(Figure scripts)
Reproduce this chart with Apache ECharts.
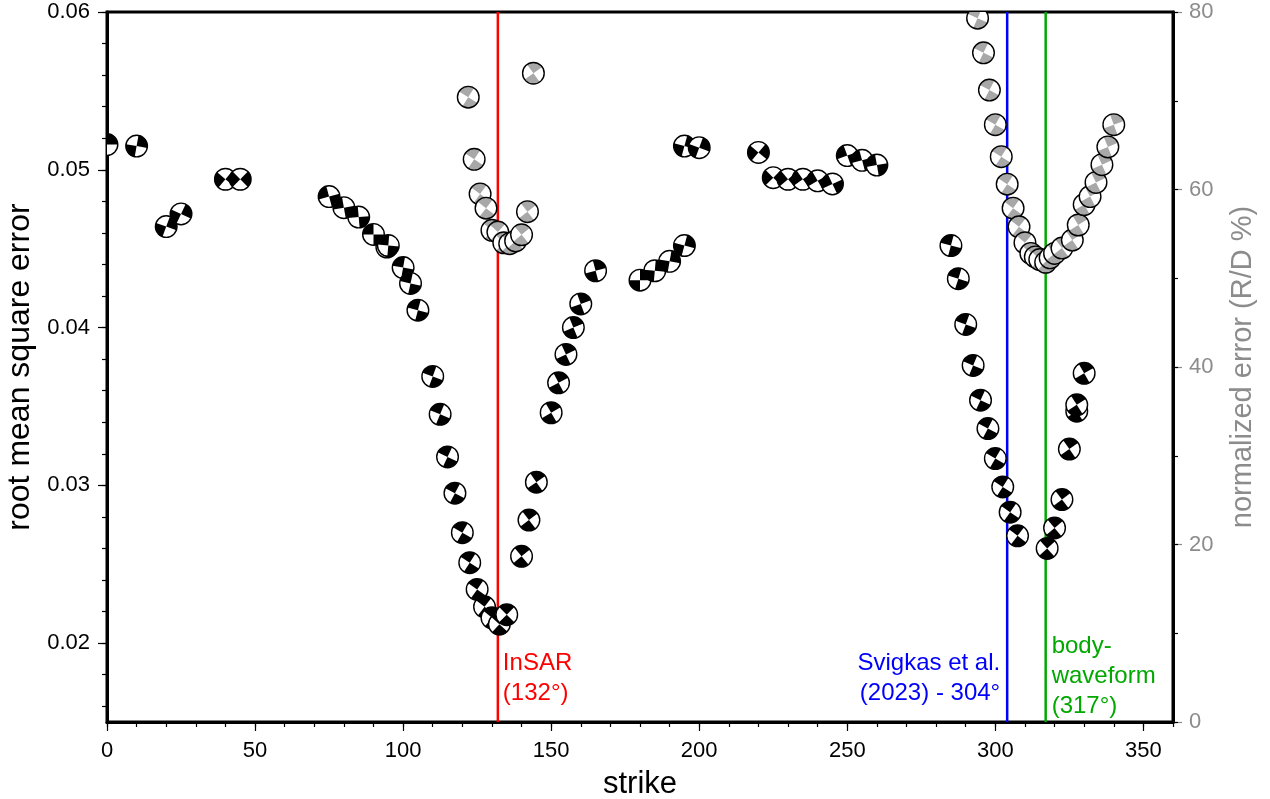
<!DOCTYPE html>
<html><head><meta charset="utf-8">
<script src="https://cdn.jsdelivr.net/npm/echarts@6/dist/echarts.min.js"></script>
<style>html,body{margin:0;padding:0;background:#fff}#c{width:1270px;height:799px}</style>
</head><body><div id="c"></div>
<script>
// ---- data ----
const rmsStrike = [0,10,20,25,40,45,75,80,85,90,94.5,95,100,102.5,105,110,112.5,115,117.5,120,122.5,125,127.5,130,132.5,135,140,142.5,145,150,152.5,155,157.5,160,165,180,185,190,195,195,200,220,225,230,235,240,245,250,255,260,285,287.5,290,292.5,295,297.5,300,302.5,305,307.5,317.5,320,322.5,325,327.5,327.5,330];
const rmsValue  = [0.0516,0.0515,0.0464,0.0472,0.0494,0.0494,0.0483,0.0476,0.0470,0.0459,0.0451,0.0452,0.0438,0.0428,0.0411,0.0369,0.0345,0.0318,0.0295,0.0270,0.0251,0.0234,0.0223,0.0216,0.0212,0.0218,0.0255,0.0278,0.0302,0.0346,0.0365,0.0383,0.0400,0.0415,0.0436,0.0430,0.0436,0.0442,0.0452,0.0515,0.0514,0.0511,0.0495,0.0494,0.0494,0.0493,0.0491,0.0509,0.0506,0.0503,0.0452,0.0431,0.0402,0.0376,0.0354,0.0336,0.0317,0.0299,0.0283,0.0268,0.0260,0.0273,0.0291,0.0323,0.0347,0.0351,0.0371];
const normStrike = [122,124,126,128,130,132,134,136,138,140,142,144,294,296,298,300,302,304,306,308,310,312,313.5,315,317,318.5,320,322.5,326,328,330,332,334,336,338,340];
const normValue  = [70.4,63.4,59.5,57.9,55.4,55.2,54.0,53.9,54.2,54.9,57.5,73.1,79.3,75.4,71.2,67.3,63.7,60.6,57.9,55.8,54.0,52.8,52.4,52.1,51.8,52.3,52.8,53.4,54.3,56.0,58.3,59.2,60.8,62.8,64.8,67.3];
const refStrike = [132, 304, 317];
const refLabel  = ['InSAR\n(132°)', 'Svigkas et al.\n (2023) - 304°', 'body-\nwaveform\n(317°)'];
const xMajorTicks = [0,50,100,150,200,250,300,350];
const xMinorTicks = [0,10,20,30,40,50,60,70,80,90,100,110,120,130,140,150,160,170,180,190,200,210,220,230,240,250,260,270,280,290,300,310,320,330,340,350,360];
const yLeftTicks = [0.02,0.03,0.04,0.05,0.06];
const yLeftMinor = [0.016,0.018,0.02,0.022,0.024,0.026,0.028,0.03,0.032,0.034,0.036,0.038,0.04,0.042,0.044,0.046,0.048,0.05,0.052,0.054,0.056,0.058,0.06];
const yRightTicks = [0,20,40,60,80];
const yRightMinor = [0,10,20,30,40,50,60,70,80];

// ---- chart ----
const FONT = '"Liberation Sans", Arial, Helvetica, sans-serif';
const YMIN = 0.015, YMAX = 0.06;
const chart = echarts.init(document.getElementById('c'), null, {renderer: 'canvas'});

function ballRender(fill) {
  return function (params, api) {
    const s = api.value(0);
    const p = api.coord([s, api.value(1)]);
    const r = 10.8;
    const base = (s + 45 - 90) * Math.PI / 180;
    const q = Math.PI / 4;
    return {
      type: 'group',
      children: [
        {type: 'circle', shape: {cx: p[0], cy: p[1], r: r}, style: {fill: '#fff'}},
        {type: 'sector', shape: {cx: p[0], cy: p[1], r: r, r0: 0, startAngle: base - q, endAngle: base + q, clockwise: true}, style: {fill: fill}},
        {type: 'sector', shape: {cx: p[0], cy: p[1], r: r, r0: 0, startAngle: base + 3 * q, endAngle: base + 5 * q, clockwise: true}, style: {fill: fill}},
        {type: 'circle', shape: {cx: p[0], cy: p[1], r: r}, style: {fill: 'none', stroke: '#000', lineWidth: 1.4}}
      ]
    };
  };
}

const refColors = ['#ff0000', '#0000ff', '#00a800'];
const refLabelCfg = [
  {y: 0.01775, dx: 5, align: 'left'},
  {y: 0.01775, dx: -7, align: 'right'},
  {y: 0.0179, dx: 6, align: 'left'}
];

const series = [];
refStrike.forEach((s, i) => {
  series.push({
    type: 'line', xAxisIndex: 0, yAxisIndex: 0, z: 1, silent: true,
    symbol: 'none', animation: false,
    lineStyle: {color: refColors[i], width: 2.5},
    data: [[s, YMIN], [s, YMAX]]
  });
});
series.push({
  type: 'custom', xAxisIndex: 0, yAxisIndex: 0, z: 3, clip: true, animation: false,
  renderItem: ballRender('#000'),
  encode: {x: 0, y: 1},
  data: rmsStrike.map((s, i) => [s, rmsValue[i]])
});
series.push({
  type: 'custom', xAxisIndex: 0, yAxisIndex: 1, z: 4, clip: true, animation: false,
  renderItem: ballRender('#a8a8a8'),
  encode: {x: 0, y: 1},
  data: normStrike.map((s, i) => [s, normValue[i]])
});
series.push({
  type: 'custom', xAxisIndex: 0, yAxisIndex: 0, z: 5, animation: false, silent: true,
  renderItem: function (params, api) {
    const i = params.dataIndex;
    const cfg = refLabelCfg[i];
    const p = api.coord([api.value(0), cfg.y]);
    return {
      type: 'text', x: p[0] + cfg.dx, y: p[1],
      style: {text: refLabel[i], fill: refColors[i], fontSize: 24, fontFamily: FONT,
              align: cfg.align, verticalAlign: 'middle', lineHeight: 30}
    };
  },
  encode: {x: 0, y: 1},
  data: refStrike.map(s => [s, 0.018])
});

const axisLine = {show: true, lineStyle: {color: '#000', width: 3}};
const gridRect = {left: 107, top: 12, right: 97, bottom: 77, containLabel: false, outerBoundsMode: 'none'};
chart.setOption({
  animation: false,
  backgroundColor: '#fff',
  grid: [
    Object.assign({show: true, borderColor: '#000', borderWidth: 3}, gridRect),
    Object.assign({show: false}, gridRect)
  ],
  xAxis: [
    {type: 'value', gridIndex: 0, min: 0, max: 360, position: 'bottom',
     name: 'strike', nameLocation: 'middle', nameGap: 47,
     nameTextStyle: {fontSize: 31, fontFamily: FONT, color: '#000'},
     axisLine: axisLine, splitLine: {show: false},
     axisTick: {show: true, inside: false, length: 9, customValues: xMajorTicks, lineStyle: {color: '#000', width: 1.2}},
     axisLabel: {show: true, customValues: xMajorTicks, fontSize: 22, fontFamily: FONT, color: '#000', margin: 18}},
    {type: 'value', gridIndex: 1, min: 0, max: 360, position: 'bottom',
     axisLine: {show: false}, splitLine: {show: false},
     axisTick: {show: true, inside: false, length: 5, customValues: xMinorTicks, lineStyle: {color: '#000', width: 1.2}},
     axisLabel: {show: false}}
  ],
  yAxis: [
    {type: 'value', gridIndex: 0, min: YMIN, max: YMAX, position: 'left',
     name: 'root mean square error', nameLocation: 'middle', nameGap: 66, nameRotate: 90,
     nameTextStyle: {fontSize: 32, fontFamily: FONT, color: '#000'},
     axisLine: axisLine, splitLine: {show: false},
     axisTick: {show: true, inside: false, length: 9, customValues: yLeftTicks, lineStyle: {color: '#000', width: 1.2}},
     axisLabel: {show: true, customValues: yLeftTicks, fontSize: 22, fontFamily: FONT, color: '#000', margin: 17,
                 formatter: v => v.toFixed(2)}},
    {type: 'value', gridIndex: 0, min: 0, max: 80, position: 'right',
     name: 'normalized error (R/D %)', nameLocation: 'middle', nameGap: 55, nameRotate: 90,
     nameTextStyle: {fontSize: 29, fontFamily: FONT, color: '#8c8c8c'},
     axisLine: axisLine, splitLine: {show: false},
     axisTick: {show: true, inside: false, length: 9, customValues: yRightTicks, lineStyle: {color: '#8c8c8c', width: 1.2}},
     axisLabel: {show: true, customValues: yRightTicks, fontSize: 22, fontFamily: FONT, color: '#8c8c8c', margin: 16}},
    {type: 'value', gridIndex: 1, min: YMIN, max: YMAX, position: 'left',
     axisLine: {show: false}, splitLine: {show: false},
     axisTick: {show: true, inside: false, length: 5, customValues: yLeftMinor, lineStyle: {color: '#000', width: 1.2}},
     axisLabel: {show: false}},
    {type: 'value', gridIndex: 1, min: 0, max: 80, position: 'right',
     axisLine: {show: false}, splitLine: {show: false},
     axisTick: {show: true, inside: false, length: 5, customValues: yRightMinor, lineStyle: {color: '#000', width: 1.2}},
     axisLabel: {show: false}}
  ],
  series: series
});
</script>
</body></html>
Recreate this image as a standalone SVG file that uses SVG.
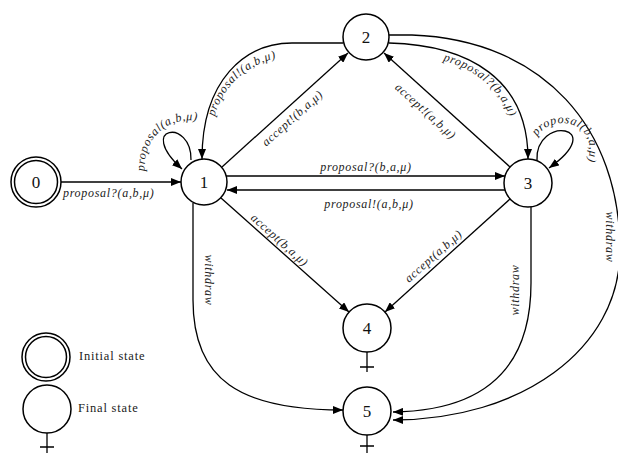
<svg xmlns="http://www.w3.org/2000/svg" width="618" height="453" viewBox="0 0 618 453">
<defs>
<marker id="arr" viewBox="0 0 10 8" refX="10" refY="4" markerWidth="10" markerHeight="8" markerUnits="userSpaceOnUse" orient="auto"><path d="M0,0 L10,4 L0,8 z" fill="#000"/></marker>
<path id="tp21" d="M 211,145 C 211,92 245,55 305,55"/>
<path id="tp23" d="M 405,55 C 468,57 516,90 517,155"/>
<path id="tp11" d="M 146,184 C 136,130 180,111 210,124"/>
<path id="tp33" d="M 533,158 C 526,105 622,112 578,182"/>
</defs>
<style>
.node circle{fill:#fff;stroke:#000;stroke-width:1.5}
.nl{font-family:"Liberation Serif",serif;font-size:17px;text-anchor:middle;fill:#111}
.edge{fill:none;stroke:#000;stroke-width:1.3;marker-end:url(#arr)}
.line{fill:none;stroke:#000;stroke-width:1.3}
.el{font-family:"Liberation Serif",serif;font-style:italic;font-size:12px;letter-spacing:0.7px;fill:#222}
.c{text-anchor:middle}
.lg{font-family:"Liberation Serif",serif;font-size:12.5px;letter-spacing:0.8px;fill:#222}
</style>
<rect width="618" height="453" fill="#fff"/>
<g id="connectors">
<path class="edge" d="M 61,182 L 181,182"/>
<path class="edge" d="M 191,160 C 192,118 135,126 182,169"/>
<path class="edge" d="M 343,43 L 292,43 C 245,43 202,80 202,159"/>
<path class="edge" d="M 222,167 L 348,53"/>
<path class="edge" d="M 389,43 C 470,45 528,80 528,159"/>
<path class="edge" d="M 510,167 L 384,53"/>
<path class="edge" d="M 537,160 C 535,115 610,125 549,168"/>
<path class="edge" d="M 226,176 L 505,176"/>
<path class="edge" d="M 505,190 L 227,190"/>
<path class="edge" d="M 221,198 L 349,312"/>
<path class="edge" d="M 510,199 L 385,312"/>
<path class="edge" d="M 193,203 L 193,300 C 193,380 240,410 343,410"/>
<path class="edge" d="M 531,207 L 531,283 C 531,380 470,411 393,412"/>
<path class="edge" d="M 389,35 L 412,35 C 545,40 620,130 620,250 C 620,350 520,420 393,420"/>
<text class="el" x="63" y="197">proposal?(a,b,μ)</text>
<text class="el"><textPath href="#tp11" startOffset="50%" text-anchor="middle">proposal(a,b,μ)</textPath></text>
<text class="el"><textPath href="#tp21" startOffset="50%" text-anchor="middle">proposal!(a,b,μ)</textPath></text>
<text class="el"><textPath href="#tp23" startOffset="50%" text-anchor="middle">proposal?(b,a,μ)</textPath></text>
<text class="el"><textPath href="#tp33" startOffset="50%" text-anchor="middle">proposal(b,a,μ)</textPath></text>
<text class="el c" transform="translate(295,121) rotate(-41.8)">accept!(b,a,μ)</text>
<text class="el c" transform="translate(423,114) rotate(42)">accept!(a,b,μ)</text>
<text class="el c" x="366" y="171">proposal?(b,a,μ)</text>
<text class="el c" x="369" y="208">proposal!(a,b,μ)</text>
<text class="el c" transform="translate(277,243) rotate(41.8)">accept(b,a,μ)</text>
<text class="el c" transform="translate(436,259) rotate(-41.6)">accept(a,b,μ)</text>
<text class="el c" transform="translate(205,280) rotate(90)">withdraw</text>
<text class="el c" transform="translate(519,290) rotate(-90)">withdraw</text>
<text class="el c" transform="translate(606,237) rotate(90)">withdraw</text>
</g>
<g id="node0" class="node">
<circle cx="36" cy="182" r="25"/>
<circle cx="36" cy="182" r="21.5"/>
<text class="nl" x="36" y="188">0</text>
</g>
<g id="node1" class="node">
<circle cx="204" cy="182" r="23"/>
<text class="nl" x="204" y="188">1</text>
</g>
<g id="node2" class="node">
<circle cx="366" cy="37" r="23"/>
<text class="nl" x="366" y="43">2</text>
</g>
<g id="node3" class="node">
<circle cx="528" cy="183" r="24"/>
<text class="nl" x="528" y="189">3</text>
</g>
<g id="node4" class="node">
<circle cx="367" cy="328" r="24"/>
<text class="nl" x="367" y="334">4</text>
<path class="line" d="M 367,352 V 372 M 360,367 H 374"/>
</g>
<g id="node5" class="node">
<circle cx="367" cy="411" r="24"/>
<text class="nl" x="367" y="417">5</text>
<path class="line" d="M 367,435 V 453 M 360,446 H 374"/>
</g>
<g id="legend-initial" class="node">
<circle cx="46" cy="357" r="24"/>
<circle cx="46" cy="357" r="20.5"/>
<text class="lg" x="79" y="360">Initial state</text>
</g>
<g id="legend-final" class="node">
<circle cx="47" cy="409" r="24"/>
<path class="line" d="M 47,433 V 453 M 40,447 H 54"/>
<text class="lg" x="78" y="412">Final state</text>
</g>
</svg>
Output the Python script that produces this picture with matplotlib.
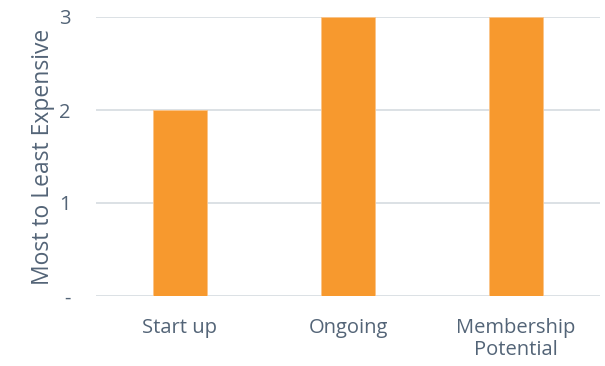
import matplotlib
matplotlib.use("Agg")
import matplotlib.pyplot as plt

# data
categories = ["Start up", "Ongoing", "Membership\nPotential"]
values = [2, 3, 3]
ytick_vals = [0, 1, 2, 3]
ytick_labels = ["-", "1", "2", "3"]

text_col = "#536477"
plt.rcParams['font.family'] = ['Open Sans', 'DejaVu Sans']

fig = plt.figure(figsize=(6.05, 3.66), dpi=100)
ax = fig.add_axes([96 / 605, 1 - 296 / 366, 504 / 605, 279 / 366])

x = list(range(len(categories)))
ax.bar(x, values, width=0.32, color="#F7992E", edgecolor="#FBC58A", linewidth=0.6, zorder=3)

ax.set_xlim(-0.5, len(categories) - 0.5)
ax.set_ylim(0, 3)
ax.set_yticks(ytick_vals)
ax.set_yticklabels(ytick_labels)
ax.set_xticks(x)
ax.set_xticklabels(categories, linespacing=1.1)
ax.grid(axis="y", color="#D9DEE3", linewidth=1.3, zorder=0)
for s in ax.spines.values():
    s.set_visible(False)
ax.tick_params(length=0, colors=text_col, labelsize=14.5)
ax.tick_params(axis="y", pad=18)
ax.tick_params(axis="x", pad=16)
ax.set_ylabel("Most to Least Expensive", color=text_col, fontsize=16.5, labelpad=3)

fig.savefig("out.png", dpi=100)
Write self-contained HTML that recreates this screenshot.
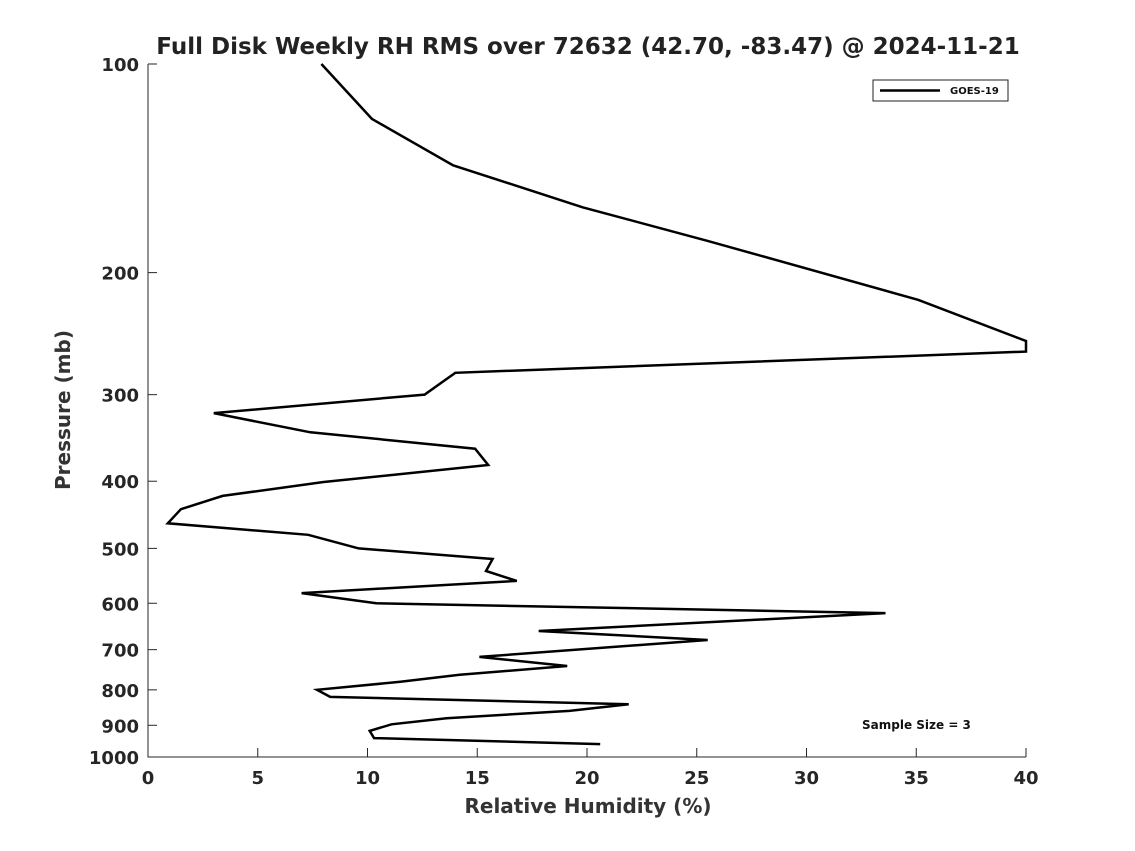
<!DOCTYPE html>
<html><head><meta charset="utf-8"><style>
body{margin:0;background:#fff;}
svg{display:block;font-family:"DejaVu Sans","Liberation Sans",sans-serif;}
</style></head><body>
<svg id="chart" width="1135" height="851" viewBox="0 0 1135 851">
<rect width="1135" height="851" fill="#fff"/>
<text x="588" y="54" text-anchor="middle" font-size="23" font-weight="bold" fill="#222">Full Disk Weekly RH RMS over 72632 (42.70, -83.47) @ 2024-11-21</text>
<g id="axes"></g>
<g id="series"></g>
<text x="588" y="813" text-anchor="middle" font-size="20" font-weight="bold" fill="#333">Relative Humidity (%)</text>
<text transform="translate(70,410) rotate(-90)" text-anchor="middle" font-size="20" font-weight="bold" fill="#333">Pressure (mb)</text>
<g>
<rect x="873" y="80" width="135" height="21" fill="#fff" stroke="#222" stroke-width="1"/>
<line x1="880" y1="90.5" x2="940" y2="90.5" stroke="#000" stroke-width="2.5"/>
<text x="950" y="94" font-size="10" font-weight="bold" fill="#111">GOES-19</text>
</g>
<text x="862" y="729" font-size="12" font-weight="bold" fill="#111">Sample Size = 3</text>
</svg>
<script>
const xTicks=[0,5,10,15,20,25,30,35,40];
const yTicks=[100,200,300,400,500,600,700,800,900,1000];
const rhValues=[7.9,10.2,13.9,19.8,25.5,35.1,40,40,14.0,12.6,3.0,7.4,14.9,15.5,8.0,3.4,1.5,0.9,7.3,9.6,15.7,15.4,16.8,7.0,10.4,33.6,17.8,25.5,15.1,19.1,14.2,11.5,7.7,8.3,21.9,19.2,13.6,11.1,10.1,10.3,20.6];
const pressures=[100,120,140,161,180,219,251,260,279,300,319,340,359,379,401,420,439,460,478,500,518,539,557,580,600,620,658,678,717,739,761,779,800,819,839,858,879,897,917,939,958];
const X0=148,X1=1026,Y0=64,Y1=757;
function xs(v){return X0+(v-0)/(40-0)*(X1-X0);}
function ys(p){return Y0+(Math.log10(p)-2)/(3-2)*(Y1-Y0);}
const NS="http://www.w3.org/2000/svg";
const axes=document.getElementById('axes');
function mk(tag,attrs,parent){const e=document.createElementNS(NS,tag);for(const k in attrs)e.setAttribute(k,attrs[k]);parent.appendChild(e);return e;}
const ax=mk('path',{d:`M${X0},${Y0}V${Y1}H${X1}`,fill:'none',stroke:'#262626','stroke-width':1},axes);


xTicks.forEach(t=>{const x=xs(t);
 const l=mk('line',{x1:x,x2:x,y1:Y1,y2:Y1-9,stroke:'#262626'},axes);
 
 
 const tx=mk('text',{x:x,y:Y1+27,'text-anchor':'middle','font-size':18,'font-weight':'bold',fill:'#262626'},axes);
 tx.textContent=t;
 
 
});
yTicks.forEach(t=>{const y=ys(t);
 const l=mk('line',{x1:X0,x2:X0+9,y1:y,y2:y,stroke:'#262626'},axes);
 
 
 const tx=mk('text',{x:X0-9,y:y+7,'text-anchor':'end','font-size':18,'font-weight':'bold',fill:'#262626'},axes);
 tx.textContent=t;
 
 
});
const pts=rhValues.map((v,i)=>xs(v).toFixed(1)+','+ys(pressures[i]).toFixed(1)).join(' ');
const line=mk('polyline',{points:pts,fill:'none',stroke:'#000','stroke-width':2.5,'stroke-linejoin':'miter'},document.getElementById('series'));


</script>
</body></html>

REQUIREMENTS: Scan the material above and determine how many lines include the word "that"; report only the number.

RESULT FOR THIS EXERCISE: 3